The new regulations do not allow the representative to call themselves a financial planner unless you do financial planning as opposed to providing advice on individual products.  You also need to belong to a professional body and be registered as a financial planner. Currently, the only way to do this is to achieve a postgraduate qualification in financial planning and then become a CFP or Certified Financial Planner through the FPI(Financial Planning Institute)
To become a PLANNER you would need to either:
  1. Complete a level 6 program in financial advice and introduction to financial planning – these occupational  programs have been developed and are being registered at the moment and you could start on one of these early next year.

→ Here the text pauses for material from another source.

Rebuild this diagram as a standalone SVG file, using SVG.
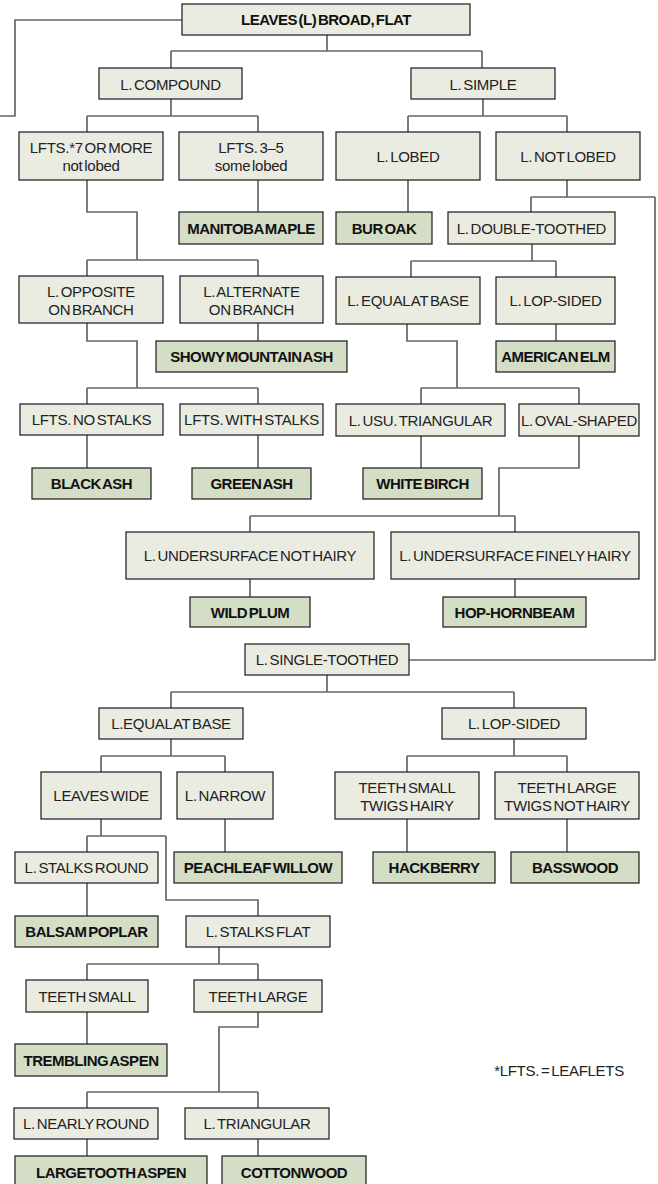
<svg xmlns="http://www.w3.org/2000/svg" width="658" height="1184" viewBox="0 0 658 1184">
<style>
.c{fill:none;stroke:#666;stroke-width:1.7}
.n rect{fill:#eaece2;stroke:#2a2a2a;stroke-width:1.3}
.s rect{fill:#d4ddc6;stroke:#2a2a2a;stroke-width:1.3}
text{font-family:"Liberation Sans",Arial,sans-serif;font-size:15px;fill:#222;text-anchor:middle;letter-spacing:-0.3px;word-spacing:-2px}
.s text,.b{font-weight:700;letter-spacing:-0.5px;fill:#111}
</style>
<rect width="658" height="1184" fill="#fff"/>
<g id="connectors" class="c">
<path d="M182,20H15V116H0"/>
<path d="M327,35V51M171,51H482M171,51V68M482,51V68"/>
<path d="M171,99V116M87,116H258M87,116V132M258,116V132"/>
<path d="M87,180V212H137V260M87,260H258M87,260V276M258,260V276"/>
<path d="M258,180V212"/>
<path d="M483,99V116M408,116H567M408,116V132M567,116V132"/>
<path d="M408,180V212"/>
<path d="M567,180V197M531,197H655M531,197V212M655,197V660H409"/>
<path d="M532,244V261M411,261H556M411,261V277M556,261V277"/>
<path d="M556,324V341"/>
<path d="M407,324V341H457V388M421,388H579M421,388V404M579,388V404"/>
<path d="M87,323V341H137V388M87,388H258M87,388V404M258,388V404"/>
<path d="M258,323V341"/>
<path d="M87,435V468M258,435V468"/>
<path d="M421,436V468"/>
<path d="M579,436V468H499V516M250,516H515M250,516V532M515,516V532"/>
<path d="M250,579V597M515,579V597"/>
<path d="M327,675V692M171,692H514M171,692V708M514,692V708"/>
<path d="M171,739V756M101,756H225M101,756V772M225,756V772"/>
<path d="M514,739V756M407,756H567M407,756V772M567,756V772"/>
<path d="M407,819V852M567,819V852M225,819V852"/>
<path d="M101,819V836M87,836H166M87,836V852M166,836V900H258V916"/>
<path d="M87,883V916"/>
<path d="M219,947V964M87,964H258M87,964V980M258,964V980"/>
<path d="M87,1012V1044"/>
<path d="M258,1012V1027H219V1092M87,1092H258M87,1092V1108M258,1092V1108"/>
<path d="M87,1139V1156M258,1139V1156"/>
</g>
<g id="root" class="n"><rect x="182" y="4" width="288" height="31"/><text class="b" x="326" y="25">LEAVES (L) BROAD, FLAT</text></g>
<g id="compound" class="n"><rect x="99" y="68" width="143" height="31"/><text x="170.5" y="89.5">L. COMPOUND</text></g>
<g id="simple" class="n"><rect x="411" y="68" width="144" height="31"/><text x="483" y="89.5">L. SIMPLE</text></g>
<g id="lfts7" class="n"><rect x="19" y="132" width="144" height="48"/><text x="91" y="153">LFTS.*7 OR MORE</text><text x="91" y="171">not lobed</text></g>
<g id="lfts35" class="n"><rect x="179" y="132" width="144" height="48"/><text x="251" y="153">LFTS. 3–5</text><text x="251" y="171">some lobed</text></g>
<g id="lobed" class="n"><rect x="336" y="132" width="144" height="48"/><text x="408" y="161.5">L. LOBED</text></g>
<g id="notlobed" class="n"><rect x="496" y="132" width="144" height="48"/><text x="568" y="161.5">L. NOT LOBED</text></g>
<g id="manitoba" class="s"><rect x="179" y="212" width="144" height="32"/><text x="251" y="233.5">MANITOBA MAPLE</text></g>
<g id="buroak" class="s"><rect x="336" y="212" width="96" height="32"/><text x="384" y="233.5">BUR OAK</text></g>
<g id="double" class="n"><rect x="448" y="212" width="167" height="32"/><text x="531.5" y="233.5">L. DOUBLE-TOOTHED</text></g>
<g id="opposite" class="n"><rect x="19" y="276" width="144" height="47"/><text x="91" y="297">L. OPPOSITE</text><text x="91" y="315">ON BRANCH</text></g>
<g id="alternate" class="n"><rect x="180" y="276" width="143" height="47"/><text x="251.5" y="297">L. ALTERNATE</text><text x="251.5" y="315">ON BRANCH</text></g>
<g id="showy" class="s"><rect x="156" y="341" width="191" height="31"/><text x="251.5" y="362">SHOWY MOUNTAIN ASH</text></g>
<g id="equal1" class="n"><rect x="336" y="277" width="144" height="47"/><text x="408" y="306">L. EQUAL AT BASE</text></g>
<g id="lopsided1" class="n"><rect x="496" y="277" width="119" height="47"/><text x="555.5" y="306">L. LOP-SIDED</text></g>
<g id="amelm" class="s"><rect x="496" y="341" width="119" height="31"/><text x="555.5" y="362">AMERICAN ELM</text></g>
<g id="nostalks" class="n"><rect x="20" y="404" width="143" height="31"/><text x="91.5" y="425">LFTS. NO STALKS</text></g>
<g id="withstalks" class="n"><rect x="180" y="404" width="143" height="31"/><text x="251.5" y="425">LFTS. WITH STALKS</text></g>
<g id="blackash" class="s"><rect x="32" y="468" width="119" height="31"/><text x="91.5" y="489">BLACK ASH</text></g>
<g id="greenash" class="s"><rect x="192" y="468" width="119" height="31"/><text x="251.5" y="489">GREEN ASH</text></g>
<g id="usutri" class="n"><rect x="336" y="404" width="169" height="32"/><text x="420.5" y="425.5">L. USU. TRIANGULAR</text></g>
<g id="oval" class="n"><rect x="519" y="404" width="120" height="32"/><text x="579" y="425.5">L. OVAL-SHAPED</text></g>
<g id="whitebirch" class="s"><rect x="363" y="468" width="119" height="31"/><text x="422.5" y="489">WHITE BIRCH</text></g>
<g id="undernot" class="n"><rect x="126" y="532" width="248" height="47"/><text x="250" y="561">L. UNDERSURFACE NOT HAIRY</text></g>
<g id="underfine" class="n"><rect x="391" y="532" width="248" height="47"/><text x="515" y="561">L. UNDERSURFACE FINELY HAIRY</text></g>
<g id="wildplum" class="s"><rect x="190" y="597" width="120" height="30"/><text x="250" y="617.5">WILD PLUM</text></g>
<g id="hop" class="s"><rect x="443" y="597" width="143" height="30"/><text x="514.5" y="617.5">HOP-HORNBEAM</text></g>
<g id="single" class="n"><rect x="245" y="644" width="164" height="31"/><text x="327" y="665">L. SINGLE-TOOTHED</text></g>
<g id="equal2" class="n"><rect x="99" y="708" width="144" height="31"/><text x="171" y="729">L.EQUAL AT BASE</text></g>
<g id="lopsided2" class="n"><rect x="442" y="708" width="144" height="31"/><text x="514" y="729">L. LOP-SIDED</text></g>
<g id="leaveswide" class="n"><rect x="41" y="772" width="120" height="47"/><text x="101" y="801">LEAVES WIDE</text></g>
<g id="narrow" class="n"><rect x="177" y="772" width="96" height="47"/><text x="225" y="801">L. NARROW</text></g>
<g id="teethsmalltwigs" class="n"><rect x="335" y="772" width="144" height="47"/><text x="407" y="793">TEETH SMALL</text><text x="407" y="811">TWIGS HAIRY</text></g>
<g id="teethlargetwigs" class="n"><rect x="495" y="772" width="144" height="47"/><text x="567" y="793">TEETH LARGE</text><text x="567" y="811">TWIGS NOT HAIRY</text></g>
<g id="hackberry" class="s"><rect x="373" y="852" width="122" height="31"/><text x="434" y="873">HACKBERRY</text></g>
<g id="basswood" class="s"><rect x="511" y="852" width="128" height="31"/><text x="575" y="873">BASSWOOD</text></g>
<g id="peachleaf" class="s"><rect x="174" y="852" width="168" height="31"/><text x="258" y="873">PEACHLEAF WILLOW</text></g>
<g id="stalksround" class="n"><rect x="15" y="852" width="143" height="31"/><text x="86.5" y="873">L. STALKS ROUND</text></g>
<g id="balsam" class="s"><rect x="15" y="916" width="143" height="31"/><text x="86.5" y="937">BALSAM POPLAR</text></g>
<g id="stalksflat" class="n"><rect x="186" y="916" width="144" height="31"/><text x="258" y="937">L. STALKS FLAT</text></g>
<g id="teethsmall" class="n"><rect x="26" y="980" width="122" height="32"/><text x="87" y="1001.5">TEETH SMALL</text></g>
<g id="teethlarge" class="n"><rect x="194" y="980" width="128" height="32"/><text x="258" y="1001.5">TEETH LARGE</text></g>
<g id="trembling" class="s"><rect x="15" y="1044" width="152" height="32"/><text x="91" y="1065.5">TREMBLING ASPEN</text></g>
<g id="nearlyround" class="n"><rect x="14" y="1108" width="144" height="31"/><text x="86" y="1129">L. NEARLY ROUND</text></g>
<g id="triangular" class="n"><rect x="185" y="1108" width="144" height="31"/><text x="257" y="1129">L. TRIANGULAR</text></g>
<g id="largetooth" class="s"><rect x="15" y="1156" width="192" height="32"/><text x="111" y="1177.5">LARGETOOTH ASPEN</text></g>
<g id="cottonwood" class="s"><rect x="222" y="1156" width="144" height="32"/><text x="294" y="1177.5">COTTONWOOD</text></g>
<text id="footnote" x="559" y="1076">*LFTS. = LEAFLETS</text>
</svg>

Or could attend a specialised B.Com Degree program with various universities or Milpark
  2. Complete a level 7 program which is available through various universities
  3. Enrol for a Post Graduate in FInancial Planning and on completion write the FPI board exam and become a financial planner.
Enrol for the RPL option offered by some of the universities to gain entry to Post Graduate at level 8 and the CFP board exams by either
  1. Using your current level 5 program and your experience as a financial adviser to attempt the RPL process, but this is very difficult if you have not developed the required practical skills and these were not a requirements when you completed the level 5 qualification.
  2. Complete the level 6 occupational qualification which will teach the calculation skills and other practical skills required in the RPL process to succeed, and then to complete the RPL and enrol for post graduate in financial planning and CFP board exams.
Hope this provides some guidance and answers to your questions.